Networking issues are very complex and critical for any IT infrastructure. We fix one and ten new pops up from no where. As it is very critical foundation for any enterprise/telco network on which entire business is built and run, any sluggishness/break down/breach in it are the nightmare issues for network engineers to solve. Troubleshooting is like maze running but its an interesting art if played by rules of Dr. Network troubleshooter. Lets’ meet Dr. Network troubleshooter then.
Very commonly said in health care world that catching a disease at early stage prevents break up of the system at long run. Same sentence stands correct in networking as well. Generally issues are observed at various stages of deployment(Day 1) or after deployment (Day 2) at the field, Starting from pilot testing, extensive feature/integration/inter-opt testing at a staging period or even after going live. The impact of the same issue is different at different stages. However, each stage gives hints of the causes.
Issues found at initial period of lab testing (Pre production) tent to be misconfiguration of the feature Whereas design anomalies cause issues in later stages.

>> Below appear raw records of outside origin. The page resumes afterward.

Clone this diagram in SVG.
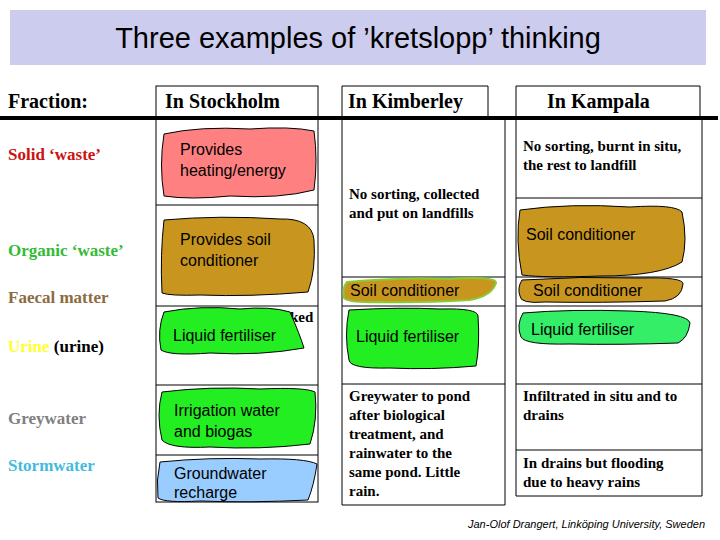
<svg xmlns="http://www.w3.org/2000/svg" width="720" height="540" viewBox="0 0 720 540">
<style>
.h{font-family:"Liberation Serif",serif;font-weight:bold;font-size:20px;fill:#000}
.f{font-family:"Liberation Serif",serif;font-weight:bold;font-size:17px}
.c{font-family:"Liberation Serif",serif;font-weight:bold;font-size:15px;fill:#000}
.s{font-family:"Liberation Sans",Arial,sans-serif;font-size:16px;fill:#000}
.box{fill:none;stroke:#000;stroke-width:1}
.bl{stroke:#000;stroke-width:1}
</style>
<rect x="10" y="10" width="696" height="55" fill="#ccccee"/>
<text x="358" y="48" text-anchor="middle" font-family="Liberation Sans, Arial, sans-serif" font-size="29" fill="#000">Three examples of ’kretslopp’ thinking</text>
<g id="grid">
<line x1="0" y1="118" x2="718" y2="118" stroke="#000" stroke-width="4"/>
<rect class="box" x="156" y="86" width="162" height="416"/>
<line class="box" x1="156" y1="205" x2="318" y2="205"/><line class="box" x1="156" y1="306" x2="318" y2="306"/><line class="box" x1="156" y1="385" x2="318" y2="385"/><line class="box" x1="156" y1="455" x2="318" y2="455"/>
<path class="box" d="M342 118V86H488V118M342 118V505H505V118"/>
<line class="box" x1="342" y1="277" x2="505" y2="277"/><line class="box" x1="342" y1="306" x2="505" y2="306"/><line class="box" x1="342" y1="384" x2="505" y2="384"/>
<path class="box" d="M516 118V86H700V118M516 118V496H702V118"/>
<line class="box" x1="516" y1="198" x2="702" y2="198"/><line class="box" x1="516" y1="277" x2="702" y2="277"/><line class="box" x1="516" y1="306" x2="702" y2="306"/><line class="box" x1="516" y1="384" x2="702" y2="384"/><line class="box" x1="516" y1="450" x2="702" y2="450"/>
</g>
<g id="headers">
<text class="h" x="8" y="108">Fraction:</text>
<text class="h" x="165" y="108">In Stockholm</text>
<text class="h" x="348" y="108">In Kimberley</text>
<text class="h" x="547" y="108">In Kampala</text>
</g>
<g id="fractions">
<text class="f" x="8" y="160" fill="#cc1111">Solid ‘waste’</text>
<text class="f" x="8" y="256" fill="#33bb33">Organic ‘waste’</text>
<text class="f" x="8" y="303" fill="#8b6b3f">Faecal matter</text>
<text class="f" x="8" y="352"><tspan fill="#ffff33">Urine</tspan><tspan fill="#000"> (urine)</tspan></text>
<text class="f" x="8" y="424" fill="#808080">Greywater</text>
<text class="f" x="8" y="471" fill="#44bbdd">Stormwater</text>
</g>
<g id="stockholm">
<text class="c" x="290" y="322">ked</text>
<path class="bl" fill="#ff8080" d="M164 134Q200 126 250 129Q290 126 314 131Q318 160 314 190Q280 199 230 196Q190 200 164 196Q159 165 164 134Z"/>
<text class="s" x="180" y="155">Provides</text><text class="s" x="180" y="176">heating/energy</text>
<path class="bl" fill="#c8961e" d="M164 220Q220 215 280 219Q312 218 314 240Q316 270 308 292Q250 297 200 295Q170 296 162 293Q160 255 164 220Z"/>
<text class="s" x="180" y="245">Provides soil</text><text class="s" x="180" y="266">conditioner</text>
<path class="bl" fill="#22ee22" d="M164 312Q200 305 240 309Q270 306 290 312Q300 335 304 348Q260 356 210 353Q170 356 161 350Q157 330 164 312Z"/>
<text class="s" x="173" y="341">Liquid fertiliser</text>
<path class="bl" fill="#22ee22" d="M162 392Q210 386 260 389Q305 387 315 392Q318 420 310 444Q260 450 210 447Q170 449 162 440Q156 415 162 392Z"/>
<text class="s" x="174" y="416">Irrigation water</text><text class="s" x="174" y="437">and biogas</text>
<path class="bl" fill="#99ccff" d="M160 462Q210 457 260 459Q305 458 317 464Q314 485 308 500Q250 503 200 501Q165 503 158 498Q156 480 160 462Z"/>
<text class="s" x="174" y="479">Groundwater</text><text class="s" x="174" y="498">recharge</text>
</g>
<g id="kimberley">
<text class="c" x="349" y="199">No sorting, collected</text>
<text class="c" x="349" y="218">and put on landfills</text>
<path fill="#c8961e" stroke="#88cc33" stroke-width="2" d="M347 282Q400 277 450 279Q497 276 496 283Q492 296 470 300Q420 303 380 302Q348 303 344 298Q342 288 347 282Z"/>
<text class="s" x="350" y="296">Soil conditioner</text>
<path class="bl" fill="#22ee22" d="M349 310Q400 307 440 309Q478 308 478 316Q480 345 476 366Q430 370 390 368Q350 369 349 360Q344 335 349 310Z"/>
<text class="s" x="356" y="342">Liquid fertiliser</text>
<text class="c" x="349" y="401">Greywater to pond</text>
<text class="c" x="349" y="420">after biological</text>
<text class="c" x="349" y="439">treatment, and</text>
<text class="c" x="349" y="458">rainwater to the</text>
<text class="c" x="349" y="477">same pond. Little</text>
<text class="c" x="349" y="496">rain.</text>
</g>
<g id="kampala">
<text class="c" x="523" y="151">No sorting, burnt in situ,</text>
<text class="c" x="523" y="170">the rest to landfill</text>
<path class="bl" fill="#c8961e" d="M520 210Q570 203 630 207Q675 204 682 212Q688 240 682 262Q660 276 600 276Q545 278 522 275Q515 240 520 210Z"/>
<text class="s" x="526" y="240">Soil conditioner</text>
<path class="bl" fill="#c8961e" d="M522 280Q580 276 640 278Q684 277 683 284Q682 298 665 301Q600 303 545 302Q520 304 520 296Q517 288 522 280Z"/>
<text class="s" x="533" y="296">Soil conditioner</text>
<path class="bl" fill="#33ee66" d="M523 313Q570 309 630 311Q688 313 690 323Q688 338 678 343Q620 345 570 344Q525 345 521 337Q516 325 523 313Z"/>
<text class="s" x="531" y="335">Liquid fertiliser</text>
<text class="c" x="523" y="401">Infiltrated in situ and to</text>
<text class="c" x="523" y="420">drains</text>
<text class="c" x="523" y="468">In drains but flooding</text>
<text class="c" x="523" y="487">due to heavy rains</text>
</g>
<text x="468" y="528" font-family="Liberation Sans, Arial, sans-serif" font-style="italic" font-size="11" fill="#000">Jan-Olof Drangert, Linköping University, Sweden</text>
</svg>
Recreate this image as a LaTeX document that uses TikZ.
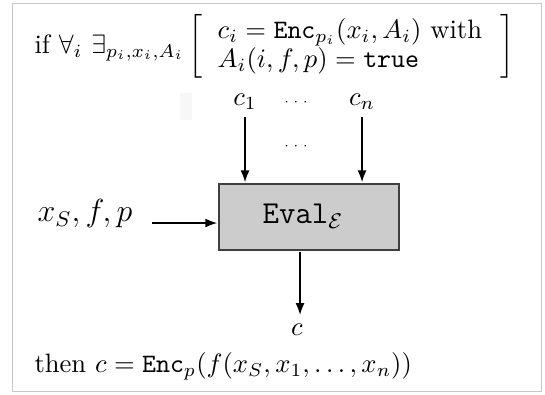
\documentclass[tikz,border=0pt]{standalone}
\usetikzlibrary{arrows.meta}
\begin{document}
\begin{tikzpicture}[scale=2.66, transform shape, x=0.37594pt, y=-0.37594pt,
  big/.style={inner sep=0pt},
  larger/.style={inner sep=0pt, font=\large},
  dotsn/.style={font=\tiny, inner sep=0pt},
  conn/.style={line width=1.6pt, -{Latex[length=12pt,width=9pt]}},
  evalbox/.style={draw=black!75, line width=1.3pt, fill=black!20, minimum width=67.7pt, minimum height=24.8pt, inner sep=0pt}]
\useasboundingbox (0,0) rectangle (545,394);
\draw[black!22, line width=1pt] (12,3) rectangle (541,391);
\fill[black!3] (180,93) rectangle (192,120);
\node[big, anchor=west] (cond) at (34,48) {if $\forall_i\ \exists_{p_i,x_i,A_i} \left[\;\; \begin{array}{@{}l@{}} c_i = \mathtt{Enc}_{p_i}(x_i,A_i)\ \mbox{with}\\[-0.8pt] A_i(i,f,p)=\mathtt{true}\end{array}\hspace{7pt}\rule[-10.5pt]{0pt}{21pt}\right]$};
\node[big] (c1) at (245,102) {$c_1$};
\node[big] (cn) at (362,102) {$c_n$};
\node[dotsn] (d1) at (296,102) {$\cdots$};
\node[dotsn] (d2) at (296,146) {$\cdots$};
\node[evalbox] (eval) at (309,217) {};
\node[big, font=\large] (evaltext) at (303,216) {$\mathtt{Eval}_{\mathcal{E}}$};
\node[larger] (in) at (85,214) {$x_S,f,p$};
\coordinate (instart) at (152,223);
\coordinate (outend) at (300,315);
\node[big] (c) at (297,330) {$c$};
\node[big, anchor=west] (concl) at (34,366) {then $c=\mathtt{Enc}_p(f(x_S,x_1,\ldots,x_n))$};
\draw[conn] (c1.south |- 0,117) -- (c1.south |- eval.north);
\draw[conn] (cn.south |- 0,117) -- (cn.south |- eval.north);
\draw[conn] (instart) -- (eval.west |- instart);
\draw[conn] (eval.south -| outend) -- (outend);
\end{tikzpicture}
\end{document}
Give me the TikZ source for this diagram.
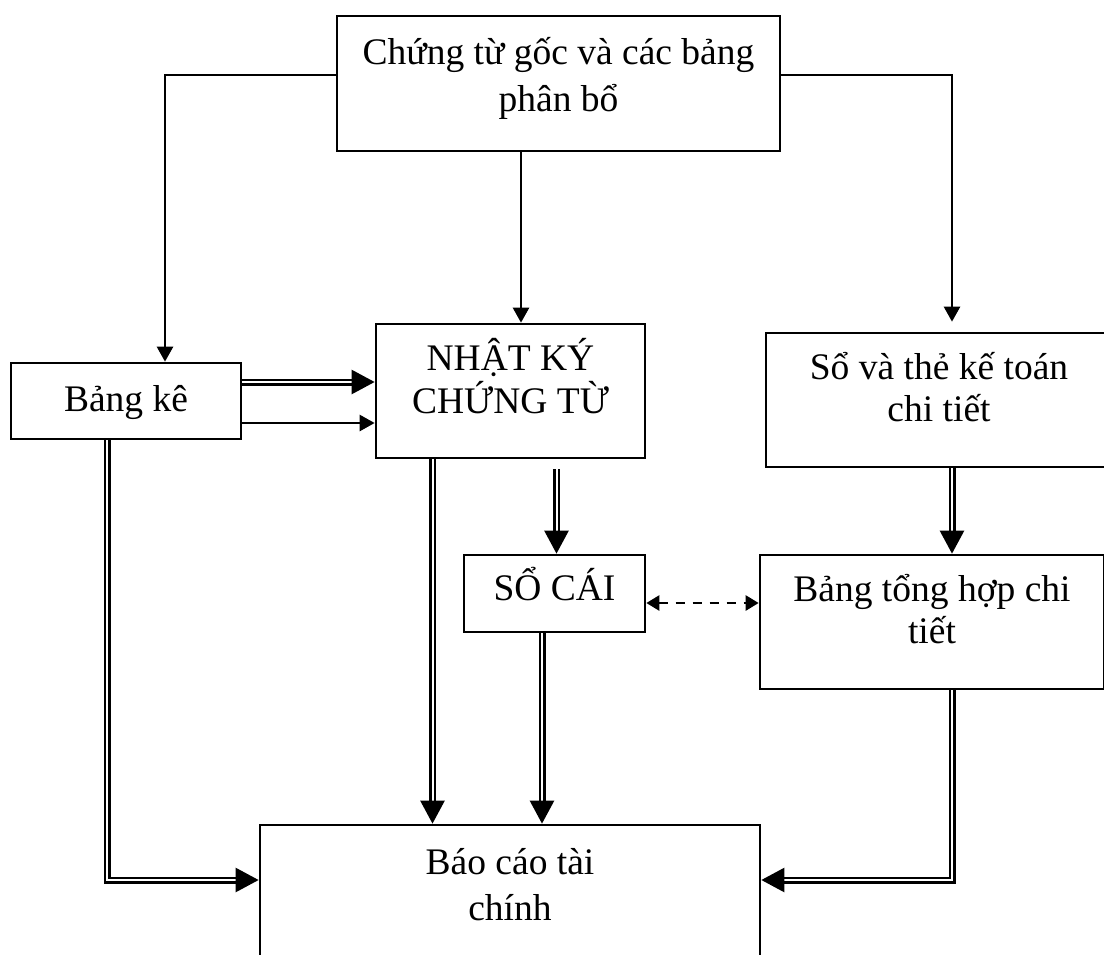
\documentclass[tikz,border=0pt]{standalone}
\usepackage{fontspec}
\setmainfont{Liberation Serif}
\usetikzlibrary{arrows.meta}
\lineskiplimit=-100pt
\begin{document}
\begin{tikzpicture}[x=1pt,y=-1pt,
  box/.style={draw, line width=2.7pt, inner sep=0pt},
  txt/.style={anchor=north, inner sep=0pt, align=center},
  bs/.style={font=\fontsize{37.5}{#1}\selectfont},
  sar/.style={line width=2.6pt, -{Triangle[length=15pt,width=16pt]}},
  dbl/.style={double, double distance=2pt, line width=2.5pt,
    -{Triangle[length=23pt,width=24pt]}},
  dsh/.style={line width=2.6pt, dash pattern=on 9pt off 8pt,
    {Triangle[length=13pt,width=15pt]}-{Triangle[length=13pt,width=15pt]}}]
\useasboundingbox (0,0) rectangle (1104,954);
\clip (0,0) rectangle (1104,954);
\fill[white] (0,0) rectangle (1104,954);

% boxes
\node[box, minimum width=443pt, minimum height=135pt] (top) at (558.5,83.5) {};
\node[txt, bs=47, yshift=-6pt] (toptxt) at (top.north) {\rule{0pt}{44pt}Chứng từ gốc và các bảng\\phân bổ};

\node[box, minimum width=230pt, minimum height=76pt] (bk) at (126,401) {};
\node[txt, bs=47, yshift=-6pt] (bktxt) at (bk.north) {\rule{0pt}{44pt}Bảng kê};

\node[box, minimum width=269pt, minimum height=134pt] (nk) at (510.5,391) {};
\node[txt, bs=43, yshift=-4pt] (nktxt) at (nk.north) {\rule{0pt}{44pt}NHẬT KÝ\\CHỨNG TỪ};

\node[box, minimum width=346pt, minimum height=134pt] (so) at (939,400) {};
\node[txt, bs=42, yshift=-4pt] (sotxt) at (so.north) {\rule{0pt}{44pt}Sổ và thẻ kế toán\\chi tiết};

\node[box, minimum width=181pt, minimum height=77pt] (sc) at (554.5,593.5) {};
\node[txt, bs=47, yshift=-3pt] (sctxt) at (sc.north) {\rule{0pt}{44pt}SỔ CÁI};

\node[box, minimum width=344pt, minimum height=134pt] (th) at (932,622) {};
\node[txt, bs=42, yshift=-4pt] (thtxt) at (th.north) {\rule{0pt}{44pt}Bảng tổng hợp chi\\tiết};

\node[box, minimum width=500pt, minimum height=150pt] (bc) at (510,900) {};
\node[txt, bs=46, yshift=-7pt] (bctxt) at (bc.north) {\rule{0pt}{44pt}Báo cáo tài\\chính};

% single arrows from the top box
\draw[sar] ([yshift=8.5pt]top.west) -| ([xshift=39pt]bk.north);
\draw[sar, shorten >=10pt] ([yshift=8.5pt]top.east) -| ([xshift=13pt]so.north);
\draw[sar] ([xshift=-37.5pt]top.south) -- ([xshift=-37.5pt]top.south |- nk.north);

% Bang ke -> Nhat ky
\draw[dbl] ([yshift=19pt]bk.east) -- ([yshift=19pt]bk.east -| nk.west);
\draw[sar] ([yshift=-22pt]bk.east) -- ([yshift=-22pt]bk.east -| nk.west);

% to Bao cao
\draw[dbl] ([xshift=-19pt]bk.south) |- ([yshift=20pt]bc.west);
\draw[dbl] ([xshift=-78pt]nk.south) -- ([xshift=-78pt]nk.south |- bc.north);
\draw[dbl] ([xshift=-12.5pt]sc.south) -- ([xshift=-12.5pt]sc.south |- bc.north);
\draw[dbl] ([xshift=20pt]th.south) |- ([yshift=20pt]bc.east);

% Nhat ky -> So cai
\draw[dbl, shorten <=10pt] ([xshift=46pt]nk.south) -- ([xshift=46pt]nk.south |- sc.north);

% So chi tiet -> Bang tong hop
\draw[dbl] ([xshift=13pt]so.south) -- ([xshift=13pt]so.south |- th.north);

% So cai <-> Bang tong hop
\draw[dsh] ([yshift=-9.5pt]sc.east) -- ([yshift=-9.5pt]sc.east -| th.west);
\end{tikzpicture}
\end{document}
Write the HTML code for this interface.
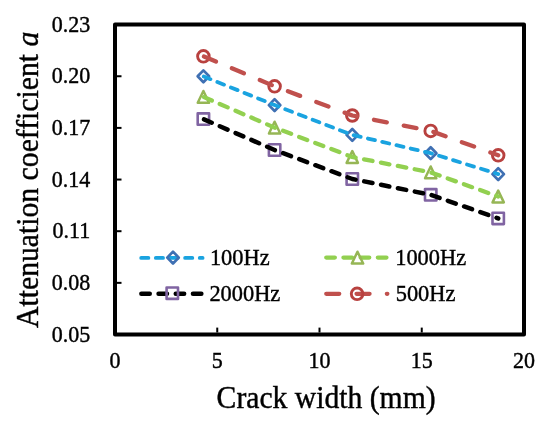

Same way, Issues which are reported or seen at live network field, commonly be software failures (i.e. memory leaks) or Hardware failures (i.e. FAN rpm fault), but not necessarily misconfiguration. Sometime there are “timing” issues too, momentary packets drops etc. Since, network is real time reactive system, timing issues are hard to reproduce or do not occur frequently or it reacted based on some changes i.e. traffic pattern/topology/protocol timer failures/high temperature due to cooling failure etc. Although their impact is temporary but it can be sounding one.
So, it is always a good idea to see from which stage the symptoms are being reported and decide next course of action.
Now, While it is very common in most issues that symptoms reported with very superficial level information i.e. Huge packet drops observed/Link flapped multiple times etc. Troubleshooting of such issues become challenging journey.
On such issues, it is always a good idea to break the entire infrastructure design into multiple parts based on Products/Feature involved. For example, in Openstack infrastructure, we can divide it into like, neutron, openvswitch, dpdk, NICs, RHEL (OS), opendaylight controller, Director etc. Sometime, it is just one product but multiple feature are colliding with each other i.e. BONDING with DPDK Ports. BONDING involves protocols like LACP or different balancing algorithms.
Remember, Networking is all about visualization. Drawing the end to end picture, packet path, critical junctures etc. certainly makes tracking journey easy.
First aid in emergency:
Issues, reported from the live/production network are always an Emergency/Critical case. First priority while working on those cases are, restore back the normalcy. This requires isolation of the trouble making part and recover back the system with redundancy/work around. For example, traffic disruption due to some event happenings outside of the infra like sudden burst of the broadcast traffic or It could be a case of DOS attack as well. In such circumstances, a external policy/ACL may require further tightening. So, it can’t sneak in easily and disturb the setup till it gets stabilize.
Second case could be, one forwarding path broken. While traffic can be rerouted to next alternate available, if required new should be setup (PORTs) or QoS imposed on critical traffic in order to protect critical traffic.
While we work on recovery, one concerning thing from production setup is, limited freedom of diagnosis. So, Best way to reach the root cause is, simulate similar setup in testing lab, even though we can’t match the scale but small simulator creating some conditions.
Once, symptoms are reported and in order to identify which products/features/daemons are causing the issue, next step is to focus on
- Relevant Commands, running config
- Logs (if DEBUG available)
- Events (TRAPS, UPGRADES, UPDATES, MIGRATION)
- Traffic Pattern (Burst, BUUM)
- SOS report
These are very important indicators to narrow down the problem further. However, to analyse these indicators require significant technical expertise and skills of the area close to the issue. From here on, journey moves from strategic track to technical track.
One more thing here is to note, FALSE ALARM. While we debug the issue it is quite possible that a junction may lead us to wrong path. However, to identify the right path, it takes years of handling various issues and come only by experience.
Troubleshooting is a stage by stage game and should be played like super mario. I hope Dr. network troubleshooter’s rules will help you in your journey.